THz data transmission trials with one Tx antenna and one Rx antenna have been performed in the lab and outdoors. Between 200 and 300 GHz, there is a transmission window with low atmospheric losses. In contrast to free-space optical links, mmWave or THz transmission is much less affected by adverse weather conditions such as rain and fog.

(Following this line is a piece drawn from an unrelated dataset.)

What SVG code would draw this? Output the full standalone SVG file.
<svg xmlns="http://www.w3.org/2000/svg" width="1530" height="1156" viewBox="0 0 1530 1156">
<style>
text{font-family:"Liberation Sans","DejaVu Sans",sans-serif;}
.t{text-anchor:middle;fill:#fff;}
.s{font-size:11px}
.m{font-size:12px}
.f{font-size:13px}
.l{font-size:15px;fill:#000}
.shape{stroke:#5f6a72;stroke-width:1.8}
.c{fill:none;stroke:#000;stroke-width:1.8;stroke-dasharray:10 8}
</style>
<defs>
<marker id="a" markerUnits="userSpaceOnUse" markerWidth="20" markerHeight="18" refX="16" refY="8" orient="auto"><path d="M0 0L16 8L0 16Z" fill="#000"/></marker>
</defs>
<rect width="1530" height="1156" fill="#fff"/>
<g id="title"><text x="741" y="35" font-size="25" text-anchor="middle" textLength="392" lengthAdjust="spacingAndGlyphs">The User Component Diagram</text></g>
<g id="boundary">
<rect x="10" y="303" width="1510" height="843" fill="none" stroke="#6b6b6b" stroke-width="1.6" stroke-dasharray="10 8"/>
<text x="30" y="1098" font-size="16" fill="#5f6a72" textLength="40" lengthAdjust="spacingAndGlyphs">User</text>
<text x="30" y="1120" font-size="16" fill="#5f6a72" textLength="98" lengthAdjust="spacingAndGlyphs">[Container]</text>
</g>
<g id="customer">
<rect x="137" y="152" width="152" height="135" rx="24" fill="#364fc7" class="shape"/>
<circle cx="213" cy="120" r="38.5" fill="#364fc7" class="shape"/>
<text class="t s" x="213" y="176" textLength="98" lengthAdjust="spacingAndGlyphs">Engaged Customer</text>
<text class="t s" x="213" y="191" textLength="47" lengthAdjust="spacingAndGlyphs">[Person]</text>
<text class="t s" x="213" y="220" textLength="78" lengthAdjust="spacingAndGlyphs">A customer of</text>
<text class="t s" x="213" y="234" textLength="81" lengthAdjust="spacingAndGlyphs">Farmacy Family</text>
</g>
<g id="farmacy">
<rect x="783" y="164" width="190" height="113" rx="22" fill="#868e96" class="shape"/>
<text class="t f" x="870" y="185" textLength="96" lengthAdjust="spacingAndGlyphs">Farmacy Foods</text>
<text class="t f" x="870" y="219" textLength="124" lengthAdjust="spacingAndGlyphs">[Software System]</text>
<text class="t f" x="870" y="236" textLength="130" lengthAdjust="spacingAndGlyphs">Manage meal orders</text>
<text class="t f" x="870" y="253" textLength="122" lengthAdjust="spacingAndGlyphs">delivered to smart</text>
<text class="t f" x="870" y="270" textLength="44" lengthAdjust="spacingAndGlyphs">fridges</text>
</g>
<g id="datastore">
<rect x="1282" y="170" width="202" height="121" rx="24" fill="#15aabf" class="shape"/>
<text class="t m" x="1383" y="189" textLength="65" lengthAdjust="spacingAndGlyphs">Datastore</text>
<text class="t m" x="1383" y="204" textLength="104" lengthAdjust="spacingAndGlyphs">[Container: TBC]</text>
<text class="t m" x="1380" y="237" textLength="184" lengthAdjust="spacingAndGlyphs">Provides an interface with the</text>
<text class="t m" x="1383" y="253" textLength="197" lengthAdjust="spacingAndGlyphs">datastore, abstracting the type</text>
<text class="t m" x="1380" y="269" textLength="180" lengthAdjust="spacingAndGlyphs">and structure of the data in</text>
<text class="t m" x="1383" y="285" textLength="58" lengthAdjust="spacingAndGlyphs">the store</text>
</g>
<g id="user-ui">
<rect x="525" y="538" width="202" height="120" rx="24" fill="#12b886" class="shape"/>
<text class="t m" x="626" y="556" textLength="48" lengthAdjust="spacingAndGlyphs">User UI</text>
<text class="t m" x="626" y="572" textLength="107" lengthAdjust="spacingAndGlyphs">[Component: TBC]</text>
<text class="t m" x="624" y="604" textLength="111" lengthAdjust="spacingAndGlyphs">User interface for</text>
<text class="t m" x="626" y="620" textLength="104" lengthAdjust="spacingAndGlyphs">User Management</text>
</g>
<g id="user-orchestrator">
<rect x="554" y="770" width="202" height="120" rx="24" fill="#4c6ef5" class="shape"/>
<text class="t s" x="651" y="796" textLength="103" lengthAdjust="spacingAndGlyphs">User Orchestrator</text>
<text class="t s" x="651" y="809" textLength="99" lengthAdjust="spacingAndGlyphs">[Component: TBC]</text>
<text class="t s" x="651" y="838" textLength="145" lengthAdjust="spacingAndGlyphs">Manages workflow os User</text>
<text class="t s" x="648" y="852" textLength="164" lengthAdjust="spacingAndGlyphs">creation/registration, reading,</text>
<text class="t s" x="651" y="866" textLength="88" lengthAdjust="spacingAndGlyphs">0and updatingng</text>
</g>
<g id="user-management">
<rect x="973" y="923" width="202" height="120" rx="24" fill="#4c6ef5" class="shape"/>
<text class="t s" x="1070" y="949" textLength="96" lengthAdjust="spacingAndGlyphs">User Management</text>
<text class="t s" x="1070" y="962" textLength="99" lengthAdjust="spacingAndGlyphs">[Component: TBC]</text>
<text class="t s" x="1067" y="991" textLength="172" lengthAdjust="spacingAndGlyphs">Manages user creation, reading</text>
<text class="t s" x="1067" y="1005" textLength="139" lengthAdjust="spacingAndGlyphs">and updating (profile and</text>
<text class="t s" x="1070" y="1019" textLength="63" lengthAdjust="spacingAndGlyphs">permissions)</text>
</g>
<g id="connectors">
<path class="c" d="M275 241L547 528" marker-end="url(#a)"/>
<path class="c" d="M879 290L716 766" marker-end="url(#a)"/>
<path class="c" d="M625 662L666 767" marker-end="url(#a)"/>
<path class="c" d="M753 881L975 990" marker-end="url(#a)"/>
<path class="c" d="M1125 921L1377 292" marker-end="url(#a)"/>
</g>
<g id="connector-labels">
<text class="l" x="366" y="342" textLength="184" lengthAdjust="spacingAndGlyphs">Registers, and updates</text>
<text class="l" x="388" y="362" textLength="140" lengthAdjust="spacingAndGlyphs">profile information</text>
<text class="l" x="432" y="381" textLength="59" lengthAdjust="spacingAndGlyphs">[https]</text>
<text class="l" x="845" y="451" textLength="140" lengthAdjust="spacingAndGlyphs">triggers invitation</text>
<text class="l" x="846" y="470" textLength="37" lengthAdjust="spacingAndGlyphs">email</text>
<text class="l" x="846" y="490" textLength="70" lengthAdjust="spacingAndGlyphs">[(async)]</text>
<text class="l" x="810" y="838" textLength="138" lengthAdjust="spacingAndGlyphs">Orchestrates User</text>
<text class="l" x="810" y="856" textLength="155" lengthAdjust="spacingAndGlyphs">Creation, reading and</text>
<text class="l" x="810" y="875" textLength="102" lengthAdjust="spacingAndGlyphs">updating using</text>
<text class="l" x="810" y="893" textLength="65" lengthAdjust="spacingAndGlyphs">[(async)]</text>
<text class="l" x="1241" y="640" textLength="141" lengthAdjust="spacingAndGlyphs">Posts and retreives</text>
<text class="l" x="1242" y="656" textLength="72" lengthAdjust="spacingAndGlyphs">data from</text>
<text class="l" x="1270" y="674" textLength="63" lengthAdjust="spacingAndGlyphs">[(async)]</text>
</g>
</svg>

Figure 9 shows the successful trial results from the harbor of Dunkerque. This trial involved a 300 GHz, 850 m transmission link with an extremely focused beam. The responsivity of the device can be increased further with a metallic mirror below the diode mesa through wafer bonding. Further tests of 100 Gbps transmission in the terahertz window between 200 and 300 GHz have been demonstrated successfully.6

CONCLUSION

Continuous innovation in the field of test and measurement is a key enabler for making future 6G a reality. It will require intensive research in academia as well as innovative development in the industry. This research will continue to assist in the design of THz test and measurement products to provide solutions and expertise to pave the way for 6G, the next wireless communications standard.

References

  1. “Fundamentals of THz Technology for 6G,” Rohde & Schwarz, White Paper, September 2022 (Version 1.02).
  2. M. Tonouchi, “Cutting-edge Terahertz Technology,” Nature Photonics, Vol. 1, February 2007, p. 97–105.
  3. A. Rumiantsev, T. Naing Swe and A. Henkel, “Achieving Metrology-Level Accuracy When Making THz Measurements,” Microwave Journal, Vol. 59, Ed. 9, September 2016.
  4. R. Stuhlfauth and H. Mellein, “Over-the-air RF Conformance Measurements on 5G NR Devices,” Rohde & Schwarz, White Paper, 2021.
  5. R. Köhler, A. Tredicucci and F. Beltram et al., “Terahertz Semiconductor-heterostructure Laser,” Nature, Vol. 417, 2002, pp. 156–159.
  6. V. K. Chinni et al., “Single-channel 100 Gbit/s Transmission using III–V UTC-PDs for Future IEEE 802.15.3d Wireless Links in the 300 GHz Band,” Electronics Letters, Vol. 54, 2018, pp. 638–640.